If a member of the public searches your collection, and finds a really interesting object, they may want to share that object with their friends, or with people who share a specialist interest. How do they do that? The normal method of sharing information on the Web is to use the URL of the page as a link or a bookmark. However, the pages returned by a web search will usually have URLs which reflect the search, not the result. Look at this example from the Rutland County Museum: 

http://rutlandcountymuseum.org.uk/wordpress/?modes_query={Object%20classifications}=*{Home%20and%20family%20life,%20Domestic%20equipment}&page_id=350&start_rutland=1

If you unpick this URL, it says that it is returning the first record found in a search for ‘Home and family life, Domestic equipment’ in the Object classifications index. That could be any one of a number of objects from the collection: there are currently 44 of them. At present, it is the object with accession number OAKRM: 1968.53, but this could change as new objects are catalogued and existing records are updated:

So, if you want to refer unambiguously to that glass jar butter churn, you need a different form of URL: one that explicitly identifies that particular object. A Linked Data identifier can do that:

[http://collections.wordsworth.org.uk/Object/WTcoll/id/ GRMDC.C144.9](http://collections.wordsworth.org.uk/Object/WTcoll/id/ GRMDC.C144.9)
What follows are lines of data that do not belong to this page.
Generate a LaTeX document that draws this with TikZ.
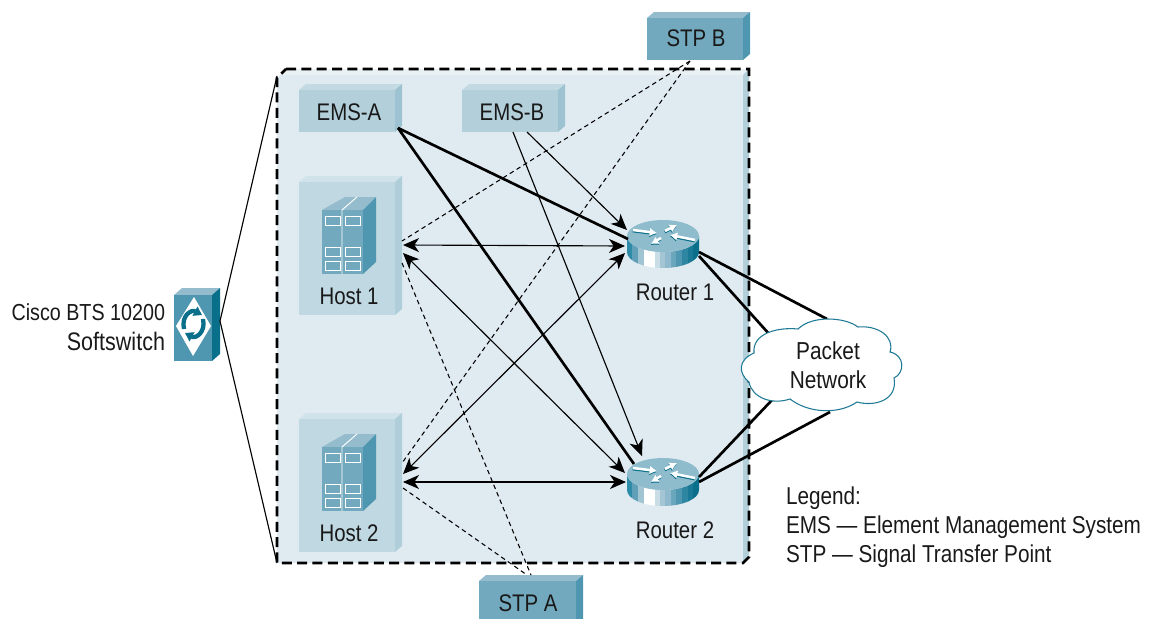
\documentclass[tikz,border=0pt]{standalone}
\usepackage{fontspec}
\setmainfont[FakeStretch=0.85]{Liberation Sans}
\usetikzlibrary{arrows.meta}
\definecolor{panelF}{HTML}{E0EBF1}
\definecolor{panelT}{HTML}{E9F1F5}
\definecolor{panelS}{HTML}{B3CFDA}
\definecolor{emsF}{HTML}{B3CFDA}
\definecolor{emsT}{HTML}{C3DAE3}
\definecolor{emsS}{HTML}{9DC3D2}
\definecolor{hostF}{HTML}{C0D8E2}
\definecolor{hostT}{HTML}{D0E2EA}
\definecolor{hostS}{HTML}{AFCEDA}
\definecolor{stpF}{HTML}{73A9BE}
\definecolor{stpT}{HTML}{94BCCC}
\definecolor{stpS}{HTML}{4F97B0}
\definecolor{swF}{HTML}{4F97B0}
\definecolor{swT}{HTML}{94BCCC}
\definecolor{swS}{HTML}{0A6F8A}
\definecolor{rtTop}{HTML}{8FBCCC}
\definecolor{cloudLine}{HTML}{1F7A96}
\tikzset{
  x=0.75pt,y=-0.75pt,
  face/.style={inner sep=0pt,outer sep=0pt},
  lbl/.style={inner sep=0pt,outer sep=0pt,font=\fontsize{18}{21}\selectfont,text=black!90},
  thickline/.style={black,line width=2pt},
  thinline/.style={black,line width=0.85pt},
  dashline/.style={black,line width=0.8pt,dash pattern=on 3.4pt off 2.6pt},
  tiptip/.style={arrows={Stealth[length=12pt,width=10.5pt,inset=3.5pt]-Stealth[length=12pt,width=10.5pt,inset=3.5pt]}},
  headtip/.style={-{Stealth[length=12pt,width=10.5pt,inset=3.5pt]}},
  border/.style={black,line width=1.9pt,dash pattern=on 7.5pt off 4pt},
  rarrow/.style={line width=1.9pt,-{Latex[length=5.5pt,width=6.5pt]}},
}
% name, x1, y1, x2, y2, palette
\newcommand\cubebox[6]{%
  \fill[#6T] (#2,#3) -- (#2+7,#3-6) -- (#4+7,#3-6) -- (#4,#3) -- cycle;
  \fill[#6S] (#4,#3) -- (#4+7,#3-6) -- (#4+7,#5-6) -- (#4,#5) -- cycle;
  \node[face,fill=#6F,minimum width={(#4-#2)*0.75pt},minimum height={(#5-#3)*0.75pt}] (#1) at ({(#2+#4)/2},{(#3+#5)/2}) {};
}
\newcommand\serverbody[2]{%
\begin{scope}[shift={(#1,#2)}]
  \fill[stpT] (322,210) -- (345,197) -- (376,197) -- (363,210) -- cycle;
  \fill[stpS] (363,210) -- (376,197) -- (376,262) -- (363,274) -- cycle;
  \fill[stpF] (322,210) rectangle (363,274);
  \draw[white,line width=0.7pt] (342,274) -- (342,210) -- (357,197);
  \foreach \yy/\hh in {216/9,247/9,261/9}
    \foreach \xx in {325,345}
      \draw[white,line width=0.6pt] (\xx,\yy) rectangle (\xx+15,\yy+\hh);
\end{scope}}
\newcommand\routerbody[2]{%
\begin{scope}[shift={(#1,#2)}]
  \begin{scope}
    \clip (-36,0) -- (-36,16) arc[start angle=180,end angle=0,x radius=36,y radius=16] -- (36,0) arc[start angle=0,end angle=180,x radius=36,y radius=16] -- cycle;
    \foreach \a/\b/\c in {-36/-31/2E8CA8,-31/-25/5FA0B8,-25/-19/A0C4D2,-19/-8/FFFFFF,-8/-3/C8DDE5,-3/2/A4C6D4,2/8/8FBACE,8/13/6AA6BC,13/19/4F97B0,19/25/2E86A2,25/30/1A7A96,30/37/0A6F8A}
      {\definecolor{tmpc}{HTML}{\c}\fill[tmpc] (\a,-16) rectangle (\b,34);}
  \end{scope}
  \fill[rtTop] (0,0) ellipse[x radius=36,y radius=16];
  \begin{scope}[shift={(-0.3,1.1)}]
    \draw[rarrow,swS] (-30,-6) -- (-6,-3);
    \draw[rarrow,swS] (2,-5) -- (14,-11);
    \draw[rarrow,swS] (32,4) -- (7,-1);
    \draw[rarrow,swS] (-2,2) -- (-12,8);
  \end{scope}
  \draw[rarrow,white] (-30,-6) -- (-6,-3);
  \draw[rarrow,white] (2,-5) -- (14,-11);
  \draw[rarrow,white] (32,4) -- (7,-1);
  \draw[rarrow,white] (-2,2) -- (-12,8);
\end{scope}}
\begin{document}
\begin{tikzpicture}
\useasboundingbox (0,0) rectangle (1159,618);
\clip (0,0) rectangle (1159,618);
% ports
\coordinate (swApex) at (220,321);
\coordinate (panelTL) at (277,76);
\coordinate (panelBL) at (277,563);
\coordinate (emsAout) at (398,128);
\coordinate (emsBoutA) at (527,132);
\coordinate (emsBoutB) at (513,132);
\coordinate (h1a) at (403,245);
\coordinate (h1b) at (403,253);
\coordinate (h1stpB) at (402,241);
\coordinate (h1stpA) at (402,263);
\coordinate (h2a) at (403,474);
\coordinate (h2b) at (403,482);
\coordinate (h2stpB) at (402,463);
\coordinate (h2stpA) at (403,488);
\coordinate (r1a) at (625,246);
\coordinate (r1b) at (625,253);
\coordinate (r1ems) at (627,230);
\coordinate (r1thick) at (628,239);
\coordinate (r1outA) at (699,252);
\coordinate (r1outB) at (699,256);
\coordinate (r2a) at (625,473);
\coordinate (r2b) at (626,482);
\coordinate (r2ems) at (642,456);
\coordinate (r2thick) at (634,464);
\coordinate (r2outA) at (699,477);
\coordinate (r2outB) at (699,482);
\coordinate (stpBport) at (690,61);
\coordinate (stpAportA) at (527,575);
\coordinate (stpAportB) at (531,575);
\coordinate (cl1) at (827,319);
\coordinate (cl2) at (770,335);
\coordinate (cl3) at (772,400);
\coordinate (cl4) at (830,412);
% panel
\path[fill=panelF] (286,69) -- (749,69) -- (749,557) -- (743,563) -- (277,563) -- (277,78) -- cycle;
\fill[panelT] (286,69) -- (749,69) -- (743,75) -- (280,75) -- cycle;
\fill[panelS] (743,75) -- (749,69) -- (749,557) -- (743,563) -- cycle;
\draw[border] (286,69) -- (749,69) -- (749,557) -- (743,563) -- (277,563) -- (277,78) -- cycle;
% softswitch
\fill[swT] (174,295) -- (182,288) -- (220,288) -- (212,295) -- cycle;
\fill[swS] (212,295) -- (220,288) -- (220,354) -- (212,361) -- cycle;
\node[face,fill=swF,minimum width=28.5pt,minimum height=49.5pt] (sw) at (193,328) {};
\fill[white] (194,297) -- (211,326) -- (193,356) -- (176,326) -- cycle;
\draw[swS,line width=3.2pt,-{Triangle[length=6pt,width=7.5pt]}] (184,329) .. controls (181,316) and (191,309) .. (202,315);
\draw[swS,line width=3.2pt,-{Triangle[length=6pt,width=7.5pt]}] (203,319) .. controls (206,332) and (196,339) .. (185,333);
\draw[black,line width=0.85pt] (panelTL) -- (swApex) -- (panelBL);
% boxes
\cubebox{emsA}{299}{90}{395}{132}{ems}
\cubebox{emsB}{462}{90}{558}{132}{ems}
\cubebox{hostA}{299}{182}{395}{315}{host}
\cubebox{hostB}{299}{419}{395}{552}{host}
\cubebox{stpB}{647}{18}{743}{60}{stp}
\cubebox{stpA}{479}{581}{576}{640}{stp}
\node[lbl] (emsAl) at (349,112) {EMS-A};
\node[lbl] (emsBl) at (512,112) {EMS-B};
\node[lbl] (stpBl) at (696,38) {STP B};
\node[lbl] (stpAl) at (528,603) {STP A};
\serverbody{0}{0}
\serverbody{0}{237}
\node[lbl] (hostAl) at (349,296) {Host 1};
\node[lbl] (hostBl) at (349,533) {Host 2};
% routers
\routerbody{663}{236}
\routerbody{663}{474}
\node[lbl] (rAl) at (675,292) {Router 1};
\node[lbl] (rBl) at (675,530) {Router 2};
% connectors
\draw[dashline] (stpBport) -- (h1stpB);
\draw[dashline] (stpBport) -- (h2stpB);
\draw[dashline] (h1stpA) -- (stpAportB);
\draw[dashline] (h2stpA) -- (stpAportA);
\draw[thickline] (emsAout) -- (r1thick);
\draw[thickline] (emsAout) -- (r2thick);
\draw[thinline,headtip] (emsBoutA) -- (r1ems);
\draw[thinline,headtip] (emsBoutB) -- (r2ems);
\draw[thinline,tiptip] (h1a) -- (r1a);
\draw[thinline,tiptip] (h1b) -- (r2a);
\draw[thinline,tiptip] (h2a) -- (r1b);
\draw[thinline,tiptip] (h2b) -- (r2b);
\draw[thickline] (r1outA) -- (cl1);
\draw[thickline] (r1outB) -- (cl2);
\draw[thickline] (r2outA) -- (cl3);
\draw[thickline] (r2outB) -- (cl4);
% cloud
\draw[fill=white,draw=cloudLine,line width=0.8pt]
  (749,382) .. controls (738,373) and (738,360) .. (754,353)
  .. controls (752,333) and (778,327) .. (798,329)
  .. controls (812,315) and (845,317) .. (858,327)
  .. controls (878,325) and (895,337) .. (890,352)
  .. controls (905,355) and (905,373) .. (894,378)
  .. controls (898,400) and (875,407) .. (857,402)
  .. controls (838,415) and (808,413) .. (790,399)
  .. controls (772,405) and (752,398) .. (749,382) -- cycle;
\node[lbl,align=center,font=\fontsize{18.4}{21.75}\selectfont] (cloud) at (828,365) {Packet\\Network};
% side labels
\node[lbl,anchor=east,font=\fontsize{17.4}{21}\selectfont] (swlA) at (165,312) {Cisco BTS 10200};
\node[lbl,anchor=east,font=\fontsize{19}{21}\selectfont] (swlB) at (165,341) {Softswitch};
\node[lbl,anchor=west,font=\fontsize{18.3}{21}\selectfont] (legA) at (786,498) {Legend:};
\node[lbl,anchor=west,font=\fontsize{18.3}{21}\selectfont] (legB) at (786,527) {EMS — Element Management System};
\node[lbl,anchor=west,font=\fontsize{18.3}{21}\selectfont] (legC) at (786,556) {STP — Signal Transfer Point};
\end{tikzpicture}
\end{document}
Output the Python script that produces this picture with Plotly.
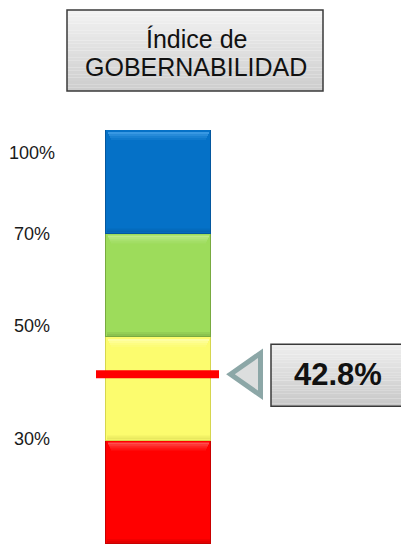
import numpy as np
import plotly.graph_objects as go

# Governability index bands (upper limit of each band, in %)
band_limits = [30, 50, 70, 100]
band_colors = ["#FF0000", "#FCFC6E", "#9DDC5B", "#0571C7"]
band_edges = ["#C80000", "#D6D64E", "#78AA40", "#04579E"]
band_highlights = ["#FF6A6A", "#FFFFB4", "#C4EE98", "#4AA6EC"]
band_shadows = ["#D00000", "#DCDC55", "#7FB248", "#045CA6"]

tick_labels = ["30%", "50%", "70%", "100%"]
index_value = 42.8
title_lines = ["Índice de", "GOBERNABILIDAD"]

W, H = 401, 544
FONT = "Arial, Liberation Sans, sans-serif"

# Each band is drawn with the same height; values map piecewise onto the bands
breaks = [0] + band_limits
def to_band(v):
    return float(np.interp(v, breaks, np.arange(len(breaks))))

bar_px = 105.0
bar_center_px = 158.5

fig = go.Figure()
for i, lim in enumerate(band_limits):
    fig.add_trace(go.Bar(
        x=[0], y=[to_band(lim) - to_band(breaks[i])], width=1,
        marker=dict(color=band_colors[i], line=dict(color=band_edges[i], width=1.5)),
        name=f"≤{lim}%", hoverinfo="skip", showlegend=False,
    ))

shapes = []

# bevel: soft light edge at the top and darker edge at the bottom of each band
for i, lim in enumerate(band_limits):
    for k, op in enumerate([0.75, 0.5, 0.3, 0.15]):
        shapes.append(dict(
            type="rect", xref="x", yref="y", xsizemode="pixel", ysizemode="pixel",
            xanchor=0, yanchor=to_band(lim),
            x0=-bar_px / 2 + 2 + k, x1=bar_px / 2 - 2 - k, y0=-2 - 2 * (k + 1), y1=-2 - 2 * k,
            fillcolor=band_highlights[i], line=dict(width=0), layer="above", opacity=op,
        ))
    for k, op in enumerate([0.6, 0.3]):
        shapes.append(dict(
            type="rect", xref="x", yref="y", xsizemode="pixel", ysizemode="pixel",
            xanchor=0, yanchor=to_band(breaks[i]),
            x0=-bar_px / 2 + 1, x1=bar_px / 2 - 1, y0=1 + 2 * k, y1=1 + 2 * (k + 1),
            fillcolor=band_shadows[i], line=dict(width=0), layer="above", opacity=op,
        ))


def gradient_rect(x0, x1, y_top, y_bot, c_top, c_bot, n=24, border="#3A3A3A", bw=1.5, **refs):
    a = np.array([int(c_top[k:k + 2], 16) for k in (1, 3, 5)], float)
    b = np.array([int(c_bot[k:k + 2], 16) for k in (1, 3, 5)], float)
    for k in range(n):
        t = (k + 0.5) / n
        c = a + (b - a) * t
        ya = y_top + (y_bot - y_top) * k / n
        yb = y_top + (y_bot - y_top) * (k + 1) / n
        shapes.append(dict(type="rect", x0=x0, x1=x1, y0=ya, y1=yb,
                           fillcolor="rgb(%d,%d,%d)" % tuple(c), line=dict(width=0),
                           layer="above", **refs))
    shapes.append(dict(type="rect", x0=x0, x1=x1, y0=y_top, y1=y_bot,
                       fillcolor="rgba(0,0,0,0)", line=dict(color=border, width=bw),
                       layer="above", **refs))


# title box
gradient_rect(67 / W, 323 / W, 1 - 10 / H, 1 - 91 / H, "#F3F3F3", "#CDCDCD",
              xref="paper", yref="paper")

yv = to_band(index_value)

# marker line at the index value
shapes.append(dict(type="line", xref="x", yref="y", xsizemode="pixel", xanchor=0,
                   x0=-62.5, x1=60.5, y0=yv, y1=yv,
                   line=dict(color="#FF0000", width=8), layer="above"))

# pointer triangle
shapes.append(dict(type="path", xref="x", yref="y", xsizemode="pixel", ysizemode="pixel",
                   xanchor=0, yanchor=yv,
                   path="M 72 0 L 102 21 L 102 -21 Z",
                   fillcolor="#DCDEDE", line=dict(color="#8CA7A7", width=5), layer="above"))

# value box
gradient_rect(112.5, 246, 30, -32, "#EFEFEF", "#C8C8C8",
              xref="x", yref="y", xsizemode="pixel", ysizemode="pixel",
              xanchor=0, yanchor=yv)

annotations = []
annotations.append(dict(x=0, y=yv, xref="x", yref="y", xshift=179.5, yshift=0,
                        text="<b>%.1f%%</b>" % index_value, showarrow=False,
                        xanchor="center", yanchor="middle",
                        font=dict(family=FONT, size=31, color="#111111")))

for line, ypx in zip(title_lines, [39, 67]):
    annotations.append(dict(x=196 / W, y=1 - ypx / H, xref="paper", yref="paper",
                            text=line, showarrow=False, xanchor="center", yanchor="middle",
                            font=dict(family=FONT, size=25, color="#111111")))

label_shift = {"30%": 2, "50%": 11, "70%": 0, "100%": -23}
for lim, lab in zip(band_limits, tick_labels):
    annotations.append(dict(x=32 / W, y=to_band(lim), xref="paper", yref="y",
                            yshift=label_shift[lab], text=lab, showarrow=False,
                            xanchor="center", yanchor="middle",
                            font=dict(family=FONT, size=18, color="#1A1A1A")))

fig.update_layout(
    width=W, height=H, margin=dict(l=0, r=0, t=0, b=0),
    paper_bgcolor="white", plot_bgcolor="white",
    barmode="stack", bargap=0,
    xaxis=dict(range=[-bar_center_px / bar_px, (W - bar_center_px) / bar_px],
               visible=False, fixedrange=True),
    yaxis=dict(range=[0, len(band_limits)], domain=[0, (H - 130) / H],
               visible=False, fixedrange=True),
    shapes=shapes, annotations=annotations,
)

fig.write_html("out.html")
This URL acts as a unique, persistent identifier for one particular object in the Wordsworth Trust’s collection: a print of Keswick Lake from Applethwaite by William Westall. If used as a link or a bookmark, it will return a page describing that object and providing a useful image:

… and a general-purpose API (Application Programming Interface)

However, a Linked Data URL can do much more than that. It can also provide a version of the object’s data which can be processed by software. By default, this will be RDF:

But it could instead be XML:

image

Our Linked Data implementation also includes a simple search facility, so you can find for example all records mentioning Applethwaite:

http://collections.wordsworth.org.uk/Object/WTcoll/search/?q=applethwaite

The ability to find specific records, and to return them in a machine-processible format, makes our Linked Data solution into an API. What’s more, it is an API based on open standards, rather than being a one-off with its own set of access rules.

Stepping up to the RES challenge

When making our Linked Data framework work with RES, one issue we needed to address was that of licensing. RES is (reasonably) flexible about which licence you associate with your metadata, but it does insist that you include a licence statement with each packet of data that is returned. Without this information, the RES indexer refuses to look at your data. Other aggregation projects, such as Europeana, have found the same need to adopt an Open Data licence, and to state this licence explicitly.  

The other development required by RES was to produce a machine-processible ‘site map’, so that the RES indexer could work its way through every object in the collection. We did this using VoID.

Adding licence information and a site map were both features which will make our Linked Data more useful for projects other than RES, so we were delighted to carry out these developments.

We look forward to seeing our Modes data being deployed in RES-based educational applications in the near future!